**WHAT IS BEING ASKED:**
Exactly as they appear, output all of the records. Skip any images.

**LISTED RECORDS:**
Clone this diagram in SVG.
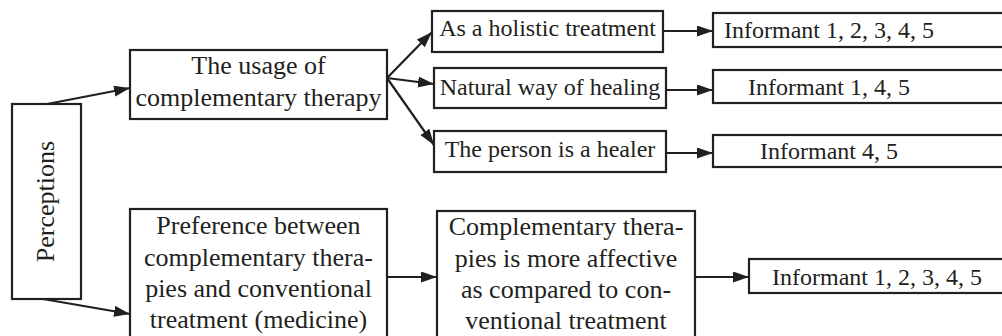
<svg xmlns="http://www.w3.org/2000/svg" width="1002" height="336" viewBox="0 0 1002 336">
<style>
rect{fill:#fff;stroke:#231f20;stroke-width:2.2}
text{font-family:"Liberation Serif","Times New Roman",serif;fill:#231f20;text-anchor:middle}
.b{font-size:26px}
.s{font-size:24px}
.c line{stroke:#231f20;stroke-width:2.2;marker-end:url(#ah)}
</style>
<defs>
<marker id="ah" markerUnits="userSpaceOnUse" markerWidth="17" markerHeight="12" refX="16" refY="5.5" orient="auto">
<path d="M0,0 L16,5.5 L0,11 z" fill="#231f20"/>
</marker>
</defs>
<rect width="1002" height="336" fill="#fff" style="stroke:none"/>
<g class="c" id="connectors">
<line x1="47" y1="104" x2="130" y2="88"/>
<line x1="43" y1="299" x2="130" y2="314"/>
<line x1="387" y1="78" x2="432" y2="32"/>
<line x1="387" y1="78" x2="434" y2="84"/>
<line x1="387" y1="78" x2="434" y2="145"/>
<line x1="663" y1="31" x2="713" y2="31"/>
<line x1="666" y1="90" x2="713" y2="90"/>
<line x1="666" y1="153" x2="713" y2="153"/>
<line x1="387" y1="277" x2="437" y2="277"/>
<line x1="695" y1="277" x2="749" y2="277"/>
</g>
<g id="perceptions">
<rect x="12" y="104" width="69" height="195"/>
<text class="b" transform="translate(54,201.5) rotate(-90)">Perceptions</text>
</g>
<g id="usage">
<rect x="130" y="50" width="257" height="69"/>
<text class="b" x="258.5" y="74">The usage of</text>
<text class="b" x="258.5" y="106">complementary therapy</text>
</g>
<g id="holistic">
<rect x="432" y="11" width="231" height="41"/>
<text class="s" x="547.5" y="36">As a holistic treatment</text>
</g>
<g id="natural">
<rect x="434" y="68" width="232" height="40"/>
<text class="s" x="550" y="95">Natural way of healing</text>
</g>
<g id="healer">
<rect x="434" y="131" width="232" height="41"/>
<text class="s" x="550" y="157">The person is a healer</text>
</g>
<g id="inf1">
<rect x="713" y="13" width="300" height="34"/>
<text class="s" x="829" y="38">Informant 1, 2, 3, 4, 5</text>
</g>
<g id="inf2">
<rect x="713" y="70" width="300" height="33"/>
<text class="s" x="829" y="95">Informant 1, 4, 5</text>
</g>
<g id="inf3">
<rect x="713" y="135" width="300" height="32"/>
<text class="s" x="829" y="159">Informant 4, 5</text>
</g>
<g id="preference">
<rect x="130" y="209" width="257" height="140"/>
<text class="b" x="258.5" y="234">Preference between</text>
<text class="b" x="258.5" y="265.5">complementary thera-</text>
<text class="b" x="258.5" y="297">pies and conventional</text>
<text class="b" x="258.5" y="328">treatment (medicine)</text>
</g>
<g id="complementary">
<rect x="437" y="211" width="258" height="140"/>
<text class="b" x="566" y="235">Complementary thera-</text>
<text class="b" x="566" y="266.5">pies is more affective</text>
<text class="b" x="566" y="297.5">as compared to con-</text>
<text class="b" x="566" y="328.5">ventional treatment</text>
</g>
<g id="inf4">
<rect x="749" y="259" width="300" height="34"/>
<text class="s" x="877" y="285">Informant 1, 2, 3, 4, 5</text>
</g>
</svg>
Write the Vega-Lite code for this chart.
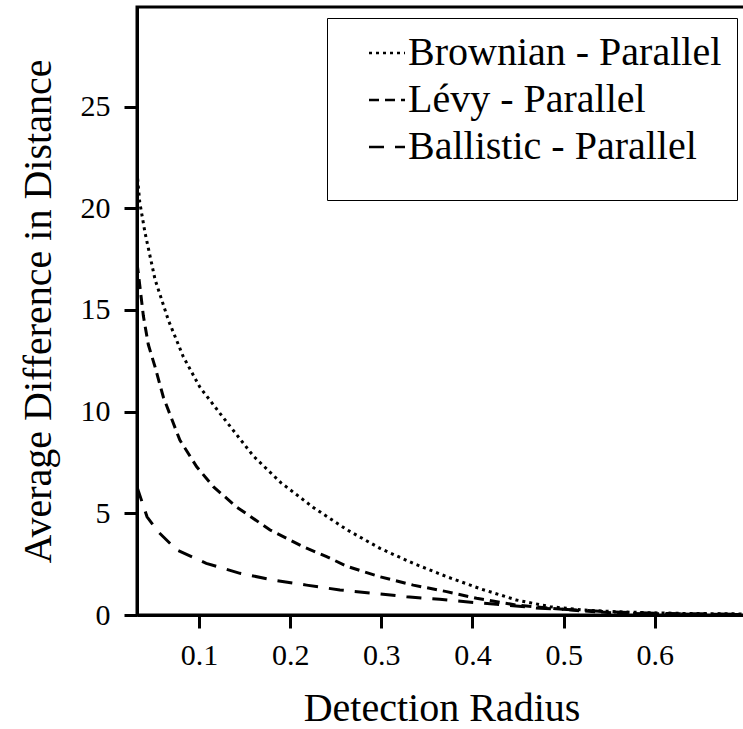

**ANSWER TO THIS PROBLEM:**
Clone this diagram in SVG.
<svg xmlns="http://www.w3.org/2000/svg" width="1002" height="336" viewBox="0 0 1002 336">
<style>
rect{fill:#fff;stroke:#231f20;stroke-width:2.2}
text{font-family:"Liberation Serif","Times New Roman",serif;fill:#231f20;text-anchor:middle}
.b{font-size:26px}
.s{font-size:24px}
.c line{stroke:#231f20;stroke-width:2.2;marker-end:url(#ah)}
</style>
<defs>
<marker id="ah" markerUnits="userSpaceOnUse" markerWidth="17" markerHeight="12" refX="16" refY="5.5" orient="auto">
<path d="M0,0 L16,5.5 L0,11 z" fill="#231f20"/>
</marker>
</defs>
<rect width="1002" height="336" fill="#fff" style="stroke:none"/>
<g class="c" id="connectors">
<line x1="47" y1="104" x2="130" y2="88"/>
<line x1="43" y1="299" x2="130" y2="314"/>
<line x1="387" y1="78" x2="432" y2="32"/>
<line x1="387" y1="78" x2="434" y2="84"/>
<line x1="387" y1="78" x2="434" y2="145"/>
<line x1="663" y1="31" x2="713" y2="31"/>
<line x1="666" y1="90" x2="713" y2="90"/>
<line x1="666" y1="153" x2="713" y2="153"/>
<line x1="387" y1="277" x2="437" y2="277"/>
<line x1="695" y1="277" x2="749" y2="277"/>
</g>
<g id="perceptions">
<rect x="12" y="104" width="69" height="195"/>
<text class="b" transform="translate(54,201.5) rotate(-90)">Perceptions</text>
</g>
<g id="usage">
<rect x="130" y="50" width="257" height="69"/>
<text class="b" x="258.5" y="74">The usage of</text>
<text class="b" x="258.5" y="106">complementary therapy</text>
</g>
<g id="holistic">
<rect x="432" y="11" width="231" height="41"/>
<text class="s" x="547.5" y="36">As a holistic treatment</text>
</g>
<g id="natural">
<rect x="434" y="68" width="232" height="40"/>
<text class="s" x="550" y="95">Natural way of healing</text>
</g>
<g id="healer">
<rect x="434" y="131" width="232" height="41"/>
<text class="s" x="550" y="157">The person is a healer</text>
</g>
<g id="inf1">
<rect x="713" y="13" width="300" height="34"/>
<text class="s" x="829" y="38">Informant 1, 2, 3, 4, 5</text>
</g>
<g id="inf2">
<rect x="713" y="70" width="300" height="33"/>
<text class="s" x="829" y="95">Informant 1, 4, 5</text>
</g>
<g id="inf3">
<rect x="713" y="135" width="300" height="32"/>
<text class="s" x="829" y="159">Informant 4, 5</text>
</g>
<g id="preference">
<rect x="130" y="209" width="257" height="140"/>
<text class="b" x="258.5" y="234">Preference between</text>
<text class="b" x="258.5" y="265.5">complementary thera-</text>
<text class="b" x="258.5" y="297">pies and conventional</text>
<text class="b" x="258.5" y="328">treatment (medicine)</text>
</g>
<g id="complementary">
<rect x="437" y="211" width="258" height="140"/>
<text class="b" x="566" y="235">Complementary thera-</text>
<text class="b" x="566" y="266.5">pies is more affective</text>
<text class="b" x="566" y="297.5">as compared to con-</text>
<text class="b" x="566" y="328.5">ventional treatment</text>
</g>
<g id="inf4">
<rect x="749" y="259" width="300" height="34"/>
<text class="s" x="877" y="285">Informant 1, 2, 3, 4, 5</text>
</g>
</svg>
Write the Vega-Lite code for this chart.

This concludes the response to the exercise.